• [Dataset extract]
***

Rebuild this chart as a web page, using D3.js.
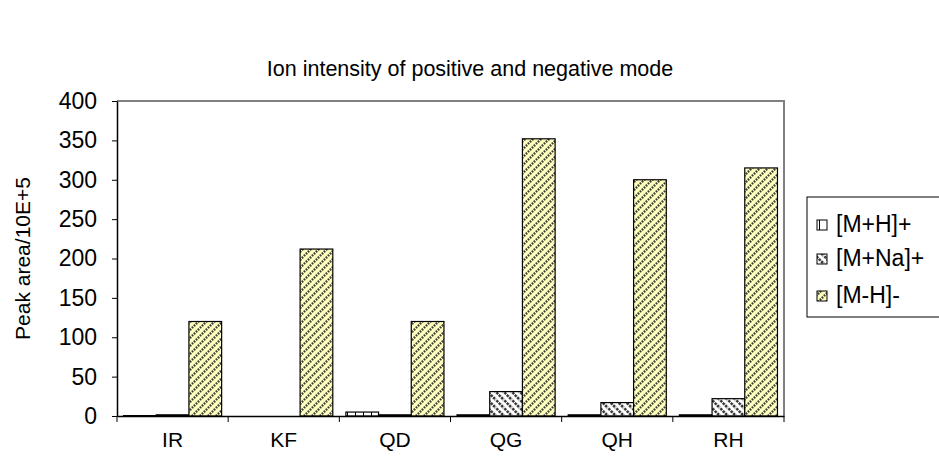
<!DOCTYPE html>
<html><head><meta charset="utf-8">
<script src="https://cdn.jsdelivr.net/npm/d3@7"></script>
<style>body{margin:0;background:#fff}svg{display:block;font-family:"Liberation Sans",Arial,sans-serif}</style>
</head><body><svg id="c" width="939" height="461"></svg>
<script>
const categories = ["IR","KF","QD","QG","QH","RH"];
const seriesNames = ["[M+H]+","[M+Na]+","[M-H]-"];
const mH = [0.5, 0, 5, 1.5, 1.5, 1.5];
const mNa = [1.5, 0, 1.5, 31, 17, 22];
const mMinusH = [120, 212, 120, 352, 300, 315];
const yTicks = [0,50,100,150,200,250,300,350,400];
const values = [mH, mNa, mMinusH];

(function(){
const svg = d3.select("#c");
const FF = "Liberation Sans, Arial, sans-serif";
const pLeft = 117, pRight = 784, pTop = 101, pBottom = 416;
const x = d3.scaleBand().domain(categories).range([pLeft, pRight]).paddingInner(0).paddingOuter(0);
const xs = d3.scaleBand().domain(seriesNames).range([0, x.bandwidth()]).paddingInner(0).paddingOuter(0.2);
const y = d3.scaleLinear().domain([0,400]).range([pBottom, pTop]);

const defs = svg.append("defs");
const p1 = defs.append("pattern").attr("id","p1").attr("patternUnits","userSpaceOnUse").attr("width",8).attr("height",8);
p1.append("rect").attr("width",8).attr("height",8).attr("fill","#fff");
p1.append("rect").attr("x",3).attr("width",1).attr("height",8).attr("fill","#000");
const p2 = defs.append("pattern").attr("id","p2").attr("patternUnits","userSpaceOnUse").attr("width",8).attr("height",8);
p2.append("rect").attr("width",8).attr("height",8).attr("fill","#fff");
p2.append("path").attr("d","M-2,-2 L10,10 M-2,6 L2,10 M6,-2 L10,2").attr("stroke","#3a3a3a").attr("stroke-width",2.6).attr("stroke-dasharray","2.5,0.9");
const p3 = defs.append("pattern").attr("id","p3").attr("patternUnits","userSpaceOnUse").attr("width",8).attr("height",8);
p3.append("rect").attr("width",8).attr("height",8).attr("fill","#ffffc0");
p3.append("path").attr("d","M-2,10 L10,-2 M-2,2 L2,-2 M6,10 L10,6").attr("stroke","#3a3a30").attr("stroke-width",2.4).attr("stroke-dasharray","1.6,1.2");
const fills = ["url(#p1)","url(#p2)","url(#p3)"];

svg.append("text").attr("x",470).attr("y",76).attr("text-anchor","middle").attr("font-size",21.5)
  .text("Ion intensity of positive and negative mode");

svg.append("path").attr("d",`M${pLeft},${pTop} H${pRight} V${pBottom}`).attr("fill","none").attr("stroke","#808080").attr("stroke-width",2);

seriesNames.forEach((s,si)=>{
  svg.append("g").selectAll("rect").data(categories).join("rect")
    .attr("x",c=>x(c)+xs(s)).attr("width",xs.bandwidth())
    .attr("y",(c,i)=>y(values[si][i])).attr("height",(c,i)=>y(0)-y(values[si][i]))
    .attr("fill",fills[si]).attr("stroke","#000").attr("stroke-width",1.2)
    .attr("display",(c,i)=>values[si][i]>0?null:"none");
});

const ya = svg.append("g").attr("transform",`translate(${pLeft},0)`)
  .call(d3.axisLeft(y).tickValues(yTicks).tickSize(5).tickPadding(15).tickSizeOuter(0));
ya.select(".domain").attr("stroke","#000").attr("stroke-width",1.5);
ya.selectAll("text").attr("font-size",23).attr("font-family",FF).attr("fill","#000");
const xa = svg.append("g").attr("transform",`translate(0,${pBottom})`)
  .call(d3.axisBottom(x).tickSize(0).tickPadding(16));
xa.select(".domain").attr("stroke","#000").attr("stroke-width",1.5);
xa.selectAll("text").attr("font-size",21).attr("font-family",FF).attr("fill","#000");
const bounds = categories.map(c=>x(c)).concat([pRight]);
svg.append("g").selectAll("line").data(bounds).join("line")
  .attr("x1",d=>d).attr("x2",d=>d).attr("y1",pBottom).attr("y2",pBottom+6).attr("stroke","#000");

svg.append("text").attr("transform",`translate(30,${(pTop+pBottom)/2}) rotate(-90)`).attr("text-anchor","middle")
  .attr("font-size",21).text("Peak area/10E+5");

const lg = svg.append("g");
lg.append("rect").attr("x",807).attr("y",197).attr("width",140).attr("height",120).attr("fill","#fff").attr("stroke","#000").attr("stroke-width",1);
const ly = [232,266,303];
seriesNames.forEach((s,i)=>{
  lg.append("rect").attr("x",817).attr("y",ly[i]-12).attr("width",10).attr("height",10).attr("fill",fills[i]).attr("stroke","#000");
  lg.append("text").attr("x",836).attr("y",ly[i]).attr("font-size",23).text(s);
});
})();
</script></body></html>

***

• [Goal of the exercise]
Restate the material word for word from its first line through the line containing "const values = [mH, mNa, mMinusH];", both included; the pictures do not belong in it.

• [Exercise output]
Rebuild this chart as a web page, using D3.js.
<!DOCTYPE html>
<html><head><meta charset="utf-8">
<script src="https://cdn.jsdelivr.net/npm/d3@7"></script>
<style>body{margin:0;background:#fff}svg{display:block;font-family:"Liberation Sans",Arial,sans-serif}</style>
</head><body><svg id="c" width="939" height="461"></svg>
<script>
const categories = ["IR","KF","QD","QG","QH","RH"];
const seriesNames = ["[M+H]+","[M+Na]+","[M-H]-"];
const mH = [0.5, 0, 5, 1.5, 1.5, 1.5];
const mNa = [1.5, 0, 1.5, 31, 17, 22];
const mMinusH = [120, 212, 120, 352, 300, 315];
const yTicks = [0,50,100,150,200,250,300,350,400];
const values = [mH, mNa, mMinusH];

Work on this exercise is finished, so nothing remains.